Chef Skewers Virginia Governor and Attorney General
“Be nice to the little people.” This 11th Commandment should be in needlepoint on a pillow, next to the one that says “Don’t confuse brains with a bull market.”
Virginia Governor Bob McDonnell ignored this injunction, as did his attorney general, Ken Cuccinelli, who is now running for governor against former Democratic National Committee Chairman Terry McAuliffe. Cuccinelli was favored to succeed the term-limited McDonnell, a darling of the Christian right who was once considered presidential timber. Now McDonnell has to bat down rumors that he’s resigning while repaying more than $140,000 in gifts and loans from a wealthy businessman.
The scandal -- which, unlike some others, is G-rated -- begins in March 2010 and plays like a game of Clue in which the prime suspect is the chef in the kitchen with a side of beef. Todd Schneider was a small-town celebrity cook, the subject of a feature on the Lifetime network, with his own restaurant and catering company. McDonnell hired him in 2010 to cook two meals a day at the governor’s mansion and to provide the flowers, chairs, linens, rare tuna and wine from his catering operation for official events. When the bills came, the mansion director balked at paying them: It was a conflict of interest for the chef to be getting private catering jobs. The remedy was for Schneider to keep cooking and be paid in foodstuffs from the mansion’s pantry.
So far, so good -- until February 2012, when two state policemen showed up, perhaps on a tip from someone who saw a truck pulling up to the mansion’s back door, and Schneider described the food-for-pay arrangement. Next thing he knew, the police were at his catering company looking for possibly purloined peas.
At that point, Schneider called one of Richmond’s best criminal lawyers, Steve Benjamin, who, in turn, got in touch with the attorney general’s office to say: If you’re going to go after my client for a legitimate arrangement, let me tell you about some illegitimate ones. Schneider then spilled the beans about who paid the bills for McDonnell’s daughter’s 2011 wedding, the first shoe to drop in the scandal: It was Jonnie R. Williams Sr., the wealthy founder of Star Scientific Inc. (STSI)

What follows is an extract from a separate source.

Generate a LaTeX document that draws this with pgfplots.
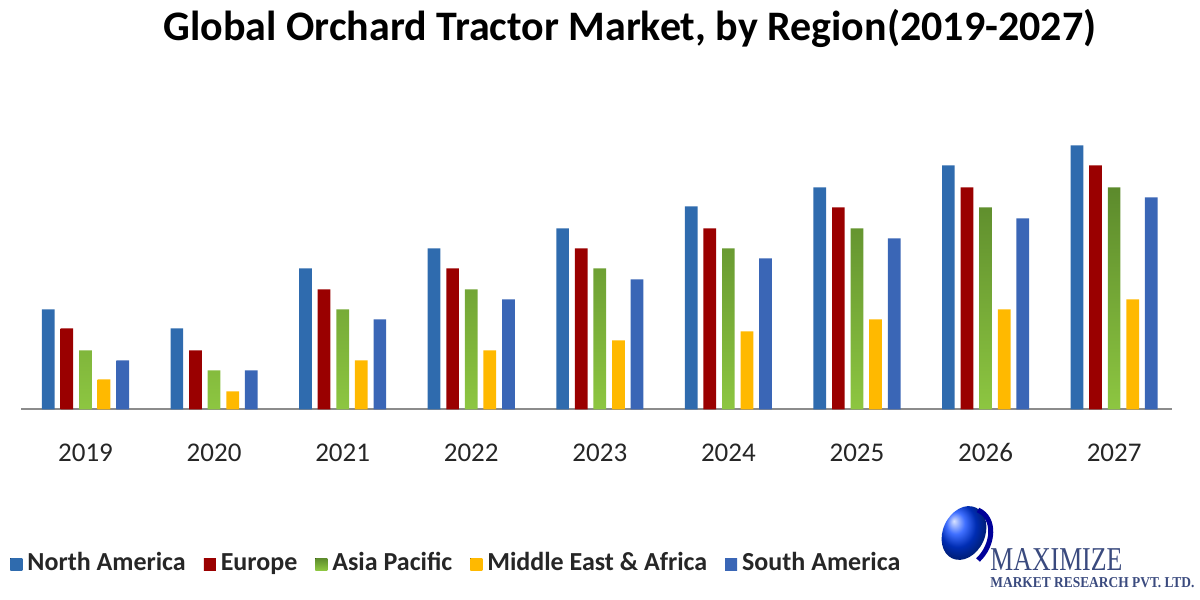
\documentclass[border=0pt]{standalone}
\usepackage{fontspec}
\setmainfont{Carlito}
\newfontfamily\logofont{Liberation Serif}
\usepackage{graphicx}
\usepackage{pgfplots}
\pgfplotsset{compat=1.18}

\definecolor{naA}{HTML}{2F6BAE}
\definecolor{naB}{HTML}{5FA0DA}
\definecolor{euA}{HTML}{9A0000}
\definecolor{euB}{HTML}{D20000}
\definecolor{apA}{HTML}{5C8A2C}
\definecolor{apB}{HTML}{8DC641}
\definecolor{meA}{HTML}{FFB900}
\definecolor{meB}{HTML}{FFD54A}
\definecolor{saA}{HTML}{3A66B6}
\definecolor{saB}{HTML}{4F82D2}
\definecolor{axisgray}{HTML}{8C8C8C}
\definecolor{logoblue}{HTML}{3A4A7E}

% bar heights in pixels above the baseline (no value axis in the original)
\pgfplotstableread{
x  na  eu  ap  me  sa
0  100 81  59  30  49
1  81  59  39  18  39
2  141 120 100 49  90
3  161 141 120 59  110
4  181 161 141 69  130
5  203 181 161 78  151
6  222 202 181 90  171
7  244 222 202 100 191
8  264 244 222 110 212
}\regiondata

\begin{document}
\begin{tikzpicture}
\begin{axis}[
    at={(10.6pt,95.35pt)}, anchor=south west,
    scale only axis, width=575.4pt, height=150pt,
    xmin=-0.5, xmax=8.45, ymin=0, ymax=300,
    enlargelimits=false, clip=false,
    ybar=2.95pt, bar width=6.35pt,
    axis x line*=bottom, hide y axis,
    x axis line style={draw=axisgray, line width=1pt, -},
    xtick={0,...,8},
    xticklabels={2019,2020,2021,2022,2023,2024,2025,2026,2027},
    major tick length=0pt,
    xticklabel style={font=\fontsize{13.5}{15}\selectfont, text=black!85,
        text height=9pt, text depth=0pt, yshift=-13.5pt},
    legend columns=-1,
    legend image code/.code={\fill[#1,draw=none] (0pt,-3pt) rectangle (6pt,3pt);},
    legend style={at={(axis description cs:0,0)}, anchor=west,
        xshift=-5.6pt, yshift=-77.35pt, draw=none, fill=none, inner sep=0pt,
        font=\fontsize{13}{15}\selectfont\bfseries, text=black!85,
        nodes={inner xsep=2.5pt, text height=9pt, text depth=2.5pt},
        /tikz/every even column/.append style={column sep=6.5pt}},
]
\addplot[draw=none, left color=naA, middle color=naB, right color=naA] table[x=x, y=na] {\regiondata};
\addlegendentry{North America}
\addplot[draw=none, left color=euA, middle color=euB, right color=euA] table[x=x, y=eu] {\regiondata};
\addlegendentry{Europe}
\addplot[draw=none, top color=apA, bottom color=apB] table[x=x, y=ap] {\regiondata};
\addlegendentry{Asia Pacific}
\addplot[draw=none, left color=meA, middle color=meB, right color=meA] table[x=x, y=me] {\regiondata};
\addlegendentry{Middle East \& Africa}
\addplot[draw=none, left color=saA, middle color=saB, right color=saA] table[x=x, y=sa] {\regiondata};
\addlegendentry{South America}
\end{axis}

% title and logo, placed in pixel units of the 1200x600 reference
\begin{scope}[shift={(0,300pt)}, x=0.5pt, y=-0.5pt]
\node[font=\fontsize{21}{23}\selectfont\bfseries] at (630,28) {Global Orchard Tractor Market, by Region(2019-2027)};
\shade[ball color=blue!75!cyan, rotate around={-25:(964,533)}] (964,533) ellipse (21 and 28);
\draw[line width=2.5pt, color=blue!60!black] (978,510) .. controls (996,518) and (994,545) .. (978,560);
\node[anchor=south west, inner sep=0pt, text=logoblue] at (990,571)
  {\resizebox{66pt}{11pt}{\logofont MAXIMIZE}};
\node[anchor=south west, inner sep=0pt, text=logoblue] at (990,588)
  {\resizebox{102pt}{5pt}{\logofont\bfseries MARKET RESEARCH PVT. LTD.}};
\end{scope}
\pgfresetboundingbox
\useasboundingbox (0,0) rectangle (600pt,300pt);
\end{tikzpicture}
\end{document}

McDonnell blamed his daughter -- until Schneider produced the contract signed by McDonnell, plus the check that had gone back to the governor’s wife for Jonnie’s overpayment.
That was just the tip of the baked Alaska. Williams was the McDonnells’ -- and Cuccinelli’s -- human ATM.
The entrepreneur underwrote a shopping spree to New York for Virginia’s first lady and bought, at her bidding, a Rolex for her to give to her husband. That’s in addition to cold, hard cash: Williams gave Mrs. McDonnell $50,000 in May 2011 and put $70,000 into a real-estate company owned by the governor and his sister. Mindful of sibling rivalry, he also gave $10,000 for another McDonnell daughter’s wedding in May.
Williams also showered Cuccinelli with goodies -- trips, stays at his vacation homes and catered dinners estimated at $18,000. Cuccinelli also made money on Star Scientific stock, which he initially neglected to note on his financial-disclosure forms.
For his trouble, Williams got the personal attention of the McDonnells for his cause. They hosted a lunch to introduce Williams’s sketchy dietary supplement, Anatabloc -- an anti-inflammatory pill made from tobacco byproducts. The first lady went on to appear at several events endorsing the product, for which Williams was seeking state regulatory approval. (A state bureaucrat -- another little person -- refused to roll over for Anatabloc, and it wasn’t approved.)
In February 2013, the attorney general indicted Schneider on charges of embezzling state property. Apparently, Schneider was welcome to take the occasional slab of meat, but the detergent and strawberries were off-limits. There’s a motion to dismiss pending on the grounds that Cuccinelli -- who was later recused from the case - was hopelessly conflicted when he brought the case. Now Williams has joined the chef in spilling to federal investigators.
McDonnell’s defense is that he didn’t agree to everything that was trucked out of the mansion, only some of it, and he is paying everything back. Cuccinelli has amended his disclosure forms to reveal his financial ties to Williams, and recused himself from the case, although that doesn’t settle the question of whether he brought charges to retaliate against the chef for his revelations.
Cuccinelli now claims the state’s ethics laws aren’t stringent enough, presumably because they didn’t catch someone like him. He’s just called on McDonnell to convene a special session of the state’s General Assembly to consider new rules.
As for repaying the $18,000 in goodies from Williams, Cuccinelli says that particular “bell can’t be unrung.” That one deserves a needlepoint pillow of its own.